Quienes decidieron ver la semana pasada el debate presidencial sabían que no se trataría de un debate, entendido este como una exposición de opiniones contrapuestas entre dos personas, sino de un concurso de televisión alejado estratégicamente del prime time cuyos espectadores esperan con moderado entusiasmo a ver quién acaba haciéndose con el coche. La diferencia es que en este caso no había ni coche. El formato ha quedado tan obsoleto que, pasados unos minutos, era inevitable preguntarse qué ganaban o perdían los candidatos participando en este evento y, pasada media hora, uno ya estaba convencido de que, al final, perderíamos todos.

Lo único que podría marcar la diferencia es que uno de los dos candidatos, Donald Trump o Joe Biden, cayera al suelo desplomado, como en el boxeo, y, debido al "nocaut", hubiera que declarar campeón al que tuvo la fortuna de quedarse en pie. Ya lo decía Tyson: "Todo el mundo tiene un plan hasta que les doy un puñetazo en la boca". Pero ambos pasaron la prueba, incluido el moderador, Chris Wallace, que tuvo que intervenir tanto que hubo un momento en que, si uno apartaba la mirada de la pantalla, podría entrarle una sensación nostálgica, el percibir el ruido típico de un bar y recordar así aquellos años en los que había bares.

Si algo aprendimos desde 2016, es que el país ha alcanzado un nivel de polarización tan profundo que ya nadie pretende convencer a nadie de nada. La información que publicó el periódico The New York Times sobre la evasión de impuestos de Donald Trump, por ejemplo, en épocas pasadas, hubiera causado un daño sustancial en la lucha por la reelección de cualquier presidente. Ahora no solo no está del todo claro que esas revelaciones le puedan perjudicar, sino que, repasando cómo se han movido los índices de popularidad en los últimos meses y cómo justifican el apoyo sus seguidores, incluso pueden beneficiarle. Al fin y al cabo, Trump, con su astucia empresarial, consiguió engañar a un gobierno demasiado grande y corrupto tomado por los agentes del deep state. Sí, esos contribuyentes, muchos de ellos con unos salarios mucho más reducidos que el presidente, podrían preguntarse, al contemplar las cifras proporcionadas por el Times, por qué ellos son abrasados a impuestos mientras el millonario se libra de cumplir con sus obligaciones fiscales.
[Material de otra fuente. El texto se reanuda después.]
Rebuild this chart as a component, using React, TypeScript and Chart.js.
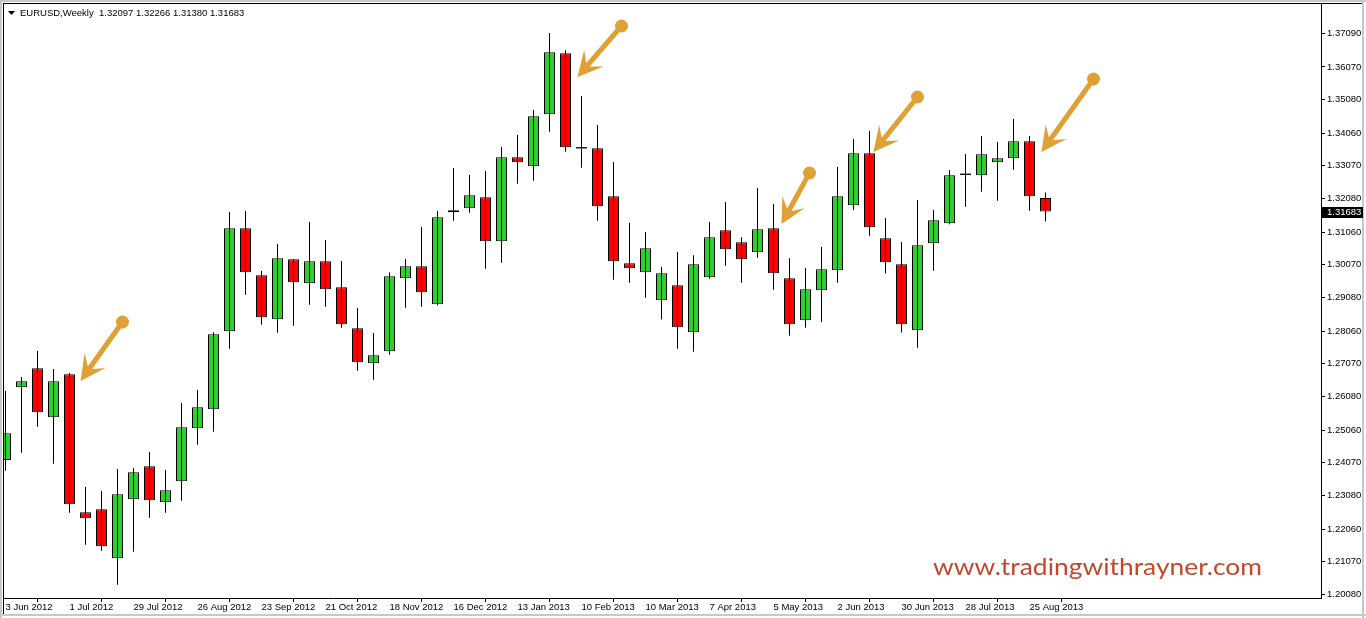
import React, { useEffect, useRef } from "react";
import { Chart, registerables } from "chart.js";

Chart.register(...registerables);

// Weekly EURUSD candles, 3 Jun 2012 (index 0) .. 1 Sep 2013 (index 65)
const opens = [
  1.24152, 1.26357, 1.26933, 1.25447, 1.26751, 1.22567, 1.22658, 1.21172, 1.22961, 1.23961,
  1.22870, 1.23507, 1.25114, 1.25690, 1.28055, 1.31178, 1.29753, 1.28418, 1.30238, 1.29510,
  1.30177, 1.29389, 1.28146, 1.27084, 1.27448, 1.29662, 1.30025, 1.28873, 1.31663, 1.31784,
  1.32118, 1.30783, 1.33330, 1.33057, 1.34634, 1.36484, 1.33618, 1.33603, 1.32148, 1.30116,
  1.29844, 1.28995, 1.29449, 1.28024, 1.29692, 1.31117, 1.30753, 1.30450, 1.31178, 1.29662,
  1.28388, 1.29298, 1.29904, 1.31875, 1.33452, 1.30874, 1.30086, 1.28085, 1.30723, 1.31329,
  1.32815, 1.32785, 1.33179, 1.33300, 1.33815, 1.32097,
];
const highs = [
  1.26245, 1.26669, 1.27457, 1.26912, 1.26790, 1.23334, 1.23213, 1.23880, 1.23910, 1.24395,
  1.23849, 1.25881, 1.26275, 1.28024, 1.31672, 1.31702, 1.29883, 1.30702, 1.30250, 1.31369,
  1.30823, 1.30186, 1.28761, 1.28003, 1.29844, 1.30247, 1.31217, 1.31702, 1.33006, 1.32794,
  1.32915, 1.33643, 1.34006, 1.34764, 1.37099, 1.36575, 1.35189, 1.34310, 1.33188, 1.31347,
  1.31065, 1.30004, 1.30459, 1.30359, 1.31369, 1.31975, 1.30905, 1.32399, 1.31914, 1.30268,
  1.29974, 1.30611, 1.33036, 1.33885, 1.34128, 1.31490, 1.30762, 1.32036, 1.31732, 1.32945,
  1.33430, 1.33976, 1.33794, 1.34492, 1.33976, 1.32266,
];
const lows = [
  1.23828, 1.24374, 1.25162, 1.24040, 1.22555, 1.21584, 1.21402, 1.20372, 1.21372, 1.22403,
  1.22555, 1.22918, 1.24616, 1.25010, 1.27527, 1.29164, 1.28255, 1.28012, 1.28224, 1.28861,
  1.28801, 1.28164, 1.26860, 1.26587, 1.27345, 1.28770, 1.28801, 1.28843, 1.31408, 1.31651,
  1.29953, 1.30135, 1.32530, 1.32621, 1.34106, 1.33500, 1.33015, 1.31408, 1.29619, 1.29528,
  1.29073, 1.28412, 1.27527, 1.27436, 1.29649, 1.30044, 1.29528, 1.30286, 1.29316, 1.27921,
  1.28164, 1.28337, 1.29528, 1.31732, 1.30953, 1.29807, 1.28018, 1.27557, 1.29892, 1.31300,
  1.31832, 1.32287, 1.32014, 1.32954, 1.31711, 1.31380,
];
const closes = [
  1.24962, 1.26539, 1.25599, 1.26539, 1.22809, 1.22385, 1.21536, 1.23112, 1.23780, 1.22931,
  1.23234, 1.25144, 1.25750, 1.27964, 1.31178, 1.29844, 1.28479, 1.30268, 1.29540, 1.30177,
  1.29328, 1.28267, 1.27115, 1.27327, 1.29722, 1.30025, 1.29237, 1.31511, 1.31723, 1.32178,
  1.30783, 1.33330, 1.33179, 1.34573, 1.36514, 1.33634, 1.33618, 1.31845, 1.30177, 1.29965,
  1.30571, 1.29813, 1.28176, 1.30086, 1.30905, 1.30541, 1.30238, 1.31147, 1.29813, 1.28267,
  1.29328, 1.29934, 1.32148, 1.33452, 1.31208, 1.30147, 1.28267, 1.30662, 1.31420, 1.32785,
  1.32815, 1.33421, 1.33300, 1.33815, 1.32148, 1.31683,
];

// x-axis date labels, one every 4 weeks starting at candle 0
const xTickLabels = [
  "3 Jun 2012", "1 Jul 2012", "29 Jul 2012", "26 Aug 2012", "23 Sep 2012", "21 Oct 2012",
  "18 Nov 2012", "16 Dec 2012", "13 Jan 2013", "10 Feb 2013", "10 Mar 2013", "7 Apr 2013",
  "5 May 2013", "2 Jun 2013", "30 Jun 2013", "28 Jul 2013", "25 Aug 2013",
];
const xTickIndexes = [0, 4, 8, 12, 16, 20, 24, 28, 32, 36, 40, 44, 48, 52, 56, 60, 64];

// price axis labels
const yTickValues = [
  1.3709, 1.3607, 1.3508, 1.3406, 1.3307, 1.3208, 1.3106, 1.3007, 1.2908, 1.2806,
  1.2707, 1.2608, 1.2506, 1.2407, 1.2308, 1.2206, 1.2107, 1.2008,
];

// annotation arrows (data coordinates: candle index, price)
const arrowTipIdx = [4.69, 35.75, 48.5, 54.25, 64.75];
const arrowTipPrice = [1.26548, 1.35765, 1.31308, 1.33491, 1.33491];
const arrowTailIdx = [7.31, 38.5, 50.25, 57.0, 68.0];
const arrowTailPrice = [1.28337, 1.37311, 1.32854, 1.35159, 1.35704];

const headerSymbol = "EURUSD,Weekly";
const watermarkText = "www.tradingwithrayner.com";

const GREEN = "#32CD32";
const RED = "#FF0000";
const ARROW = "#E0A134";
const FONT = "'Liberation Sans', Arial, sans-serif";

export default function App() {
  const ref = useRef<HTMLCanvasElement | null>(null);

  useEffect(() => {
    const canvas = ref.current;
    if (!canvas) return;
    const n = opens.length;
    const lastClose = closes[n - 1];
    const isDoji = (i: number) => Math.abs(opens[i] - closes[i]) < 0.00005;

    const wickData = opens.map((_, i) => ({ x: i, y: [lows[i], highs[i]] }));
    const bodyData = opens.map((o, i) => {
      const c = closes[i];
      if (isDoji(i)) return { x: i, y: [o - 0.0002, o + 0.0002] };
      return { x: i, y: [Math.min(o, c), Math.max(o, c)] };
    });
    const bodyColors = opens.map((o, i) => {
      if (isDoji(i)) return "#000000";
      return closes[i] > o ? GREEN : RED;
    });
    const bodyBorders = opens.map((_, i) => (isDoji(i) ? 0 : 1));

    const framePlugin = {
      id: "frame",
      beforeDraw(chart: any) {
        const ctx = chart.ctx;
        ctx.save();
        ctx.fillStyle = "#ffffff";
        ctx.fillRect(0, 0, chart.width, chart.height);
        ctx.fillStyle = "#c8c8c8";
        ctx.fillRect(0, 0, chart.width, 2);
        ctx.fillRect(0, 0, 2, chart.height);
        ctx.fillRect(1362, 0, 2, chart.height);
        ctx.fillRect(0, 614, chart.width, 2);
        ctx.fillStyle = "#000000";
        ctx.fillRect(3, 3, 1359, 1);
        ctx.fillRect(3, 3, 1, 611);
        ctx.restore();
      },
      afterDraw(chart: any) {
        const ctx = chart.ctx;
        const xs = chart.scales.x;
        const ys = chart.scales.y;
        const area = chart.chartArea;
        ctx.save();
        // arrows
        for (let k = 0; k < arrowTipIdx.length; k++) {
          const tx = xs.getPixelForValue(arrowTipIdx[k]);
          const ty = ys.getPixelForValue(arrowTipPrice[k]);
          const sx = xs.getPixelForValue(arrowTailIdx[k]);
          const sy = ys.getPixelForValue(arrowTailPrice[k]);
          const dx = sx - tx, dy = sy - ty;
          const len = Math.hypot(dx, dy);
          const ux = dx / len, uy = dy / len;
          ctx.strokeStyle = ARROW;
          ctx.fillStyle = ARROW;
          ctx.lineWidth = 5;
          ctx.lineCap = "round";
          ctx.beginPath();
          ctx.moveTo(tx + ux * 12, ty + uy * 12);
          ctx.lineTo(sx, sy);
          ctx.stroke();
          ctx.beginPath();
          ctx.arc(sx, sy, 6.5, 0, Math.PI * 2);
          ctx.fill();
          const ang = (27 * Math.PI) / 180;
          const L = 28;
          const r = (a: number) => [ux * Math.cos(a) - uy * Math.sin(a), ux * Math.sin(a) + uy * Math.cos(a)];
          const [b1x, b1y] = r(ang);
          const [b2x, b2y] = r(-ang);
          ctx.beginPath();
          ctx.moveTo(tx, ty);
          ctx.lineTo(tx + b1x * L, ty + b1y * L);
          ctx.lineTo(tx + ux * 14, ty + uy * 14);
          ctx.lineTo(tx + b2x * L, ty + b2y * L);
          ctx.closePath();
          ctx.fill();
        }
        // watermark
        ctx.font = `24px Lato, sans-serif`;
        const w = ctx.measureText(watermarkText).width;
        const targetW = 329;
        ctx.fillStyle = "#C4472C";
        ctx.textBaseline = "alphabetic";
        ctx.textAlign = "left";
        ctx.save();
        ctx.translate(area.right - 59 - targetW, area.bottom - 23);
        ctx.scale(targetW / w, 1);
        ctx.fillText(watermarkText, 0, 0);
        ctx.restore();
        // header
        ctx.fillStyle = "#000000";
        ctx.beginPath();
        ctx.moveTo(8, 11);
        ctx.lineTo(15, 11);
        ctx.lineTo(11.5, 15);
        ctx.closePath();
        ctx.fill();
        ctx.font = `9.5px ${FONT}`;
        ctx.textBaseline = "middle";
        const ohlc = [opens[n - 1], highs[n - 1], lows[n - 1], closes[n - 1]].map((v) => v.toFixed(5)).join(" ");
        ctx.fillText(`${headerSymbol}  ${ohlc}`, 20, 13);
        // current price box
        const py = Math.round(ys.getPixelForValue(lastClose));
        ctx.fillStyle = "#000000";
        ctx.fillRect(area.right + 1, py - 5, 41, 11);
        ctx.fillStyle = "#ffffff";
        ctx.fillText(lastClose.toFixed(5), area.right + 6, py + 0.5);
        ctx.restore();
      },
    };

    const chart = new Chart(canvas, {
      type: "bar",
      data: {
        datasets: [
          {
            label: "wick",
            data: wickData as any,
            backgroundColor: "#000000",
            borderWidth: 0,
            barThickness: 1,
            grouped: false,
            inflateAmount: 0,
            clip: 0,
          } as any,
          {
            label: "body",
            data: bodyData as any,
            backgroundColor: bodyColors,
            borderColor: "#000000",
            borderWidth: bodyBorders,
            borderSkipped: false,
            barThickness: 11,
            grouped: false,
            inflateAmount: 0,
            clip: 0,
          } as any,
        ],
      },
      options: {
        responsive: false,
        animation: false,
        layout: { padding: { left: 4, top: 4, right: 0, bottom: 0 } },
        plugins: { legend: { display: false }, tooltip: { enabled: false }, title: { display: false } },
        scales: {
          x: {
            type: "linear",
            min: -0.09375,
            max: 82.21875,
            offset: false,
            grid: {
              display: true,
              drawOnChartArea: false,
              drawTicks: true,
              tickLength: 4,
              color: "#000000",
            },
            border: { display: true, color: "#000000", width: 1 },
            afterBuildTicks: (scale: any) => {
              scale.ticks = xTickIndexes.map((v) => ({ value: v }));
            },
            afterFit: (scale: any) => {
              scale.height = 20;
              scale.paddingLeft = 0;
              scale.paddingRight = 0;
              scale.paddingTop = 0;
              scale.paddingBottom = 0;
            },
            ticks: {
              autoSkip: false,
              maxRotation: 0,
              minRotation: 0,
              align: "start",
              padding: 0,
              color: "#000000",
              font: { family: FONT, size: 9.5 },
              callback: (v: any) => {
                const k = xTickIndexes.indexOf(Number(v));
                return k >= 0 ? xTickLabels[k] : "";
              },
            },
          },
          y: {
            type: "linear",
            position: "right",
            min: 1.19968,
            max: 1.37978,
            grid: {
              display: true,
              drawOnChartArea: false,
              drawTicks: true,
              tickLength: 4,
              color: "#000000",
            },
            border: { display: true, color: "#000000", width: 1 },
            afterBuildTicks: (scale: any) => {
              scale.ticks = yTickValues.map((v) => ({ value: v }));
            },
            afterFit: (scale: any) => {
              scale.width = 45;
              scale.paddingLeft = 0;
              scale.paddingRight = 0;
              scale.paddingTop = 0;
              scale.paddingBottom = 0;
            },
            ticks: {
              autoSkip: false,
              padding: 2,
              color: "#000000",
              font: { family: FONT, size: 9.5 },
              callback: (v: any) => Number(v).toFixed(5),
            },
          },
        },
      },
      plugins: [framePlugin],
    });

    return () => chart.destroy();
  }, []);

  return (
    <div style={{ position: "fixed", left: 0, top: 0, width: 1366, height: 618, background: "#fff" }}>
      <canvas ref={ref} width={1366} height={618} style={{ display: "block", width: 1366, height: 618 }} />
    </div>
  );
}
Estos análisis, sin embargo, no contemplan la visión que tienen muchos ciudadanos sobre la riqueza y el gobierno. La riqueza es eternamente aspiracional y el gobierno un obstáculo para acceder a ella. Trump puede que sea un millonario que pertenece a una élite, pero, como sabemos, es un tipo de millonario "distinto" que, en el fondo, hace lo que muchos harían si pudieran. Y tampoco hay que olvidar el medio de comunicación que ha publicado la noticia. Las exclusivas de los diarios tradicionales vienen marcadas por la sospecha. La prensa, según el relato promovido con bastante éxito por el presidente, mantiene una alianza con los demócratas y es cómplice de muchos de los estragos causados en el país, como las manifestaciones violentas, el derribo de estatuas y el desorden público de las ciudades.

Cuando Trump dio positivo por Covid-19, lo lógico era pensar que esto podría hacer que sus seguidores más negacionistas comenzaran a tomarse el virus en serio. Pero no. A la conspiración se le está añadiendo un poco más de conspiración, hasta el punto de que resulta muy difícil hallar una crónica o un análisis que no contenga algún elemento conspirativo, aunque sea para negarlo. Queda menos de un mes para las elecciones y tenemos una pandemia, una crisis económica, un juez del Supremo por confirmar y un presidente enfermo. Y aún pensamos que los debates cuentan. Algún día nos sentaremos alrededor del fuego y contaremos una historia llamada "año 2020". Diremos que esto ocurrió, que lo hemos visto, que lo hemos vivido. Y muchos pensarán entonces, como es lógico, que se trata de una conspiración.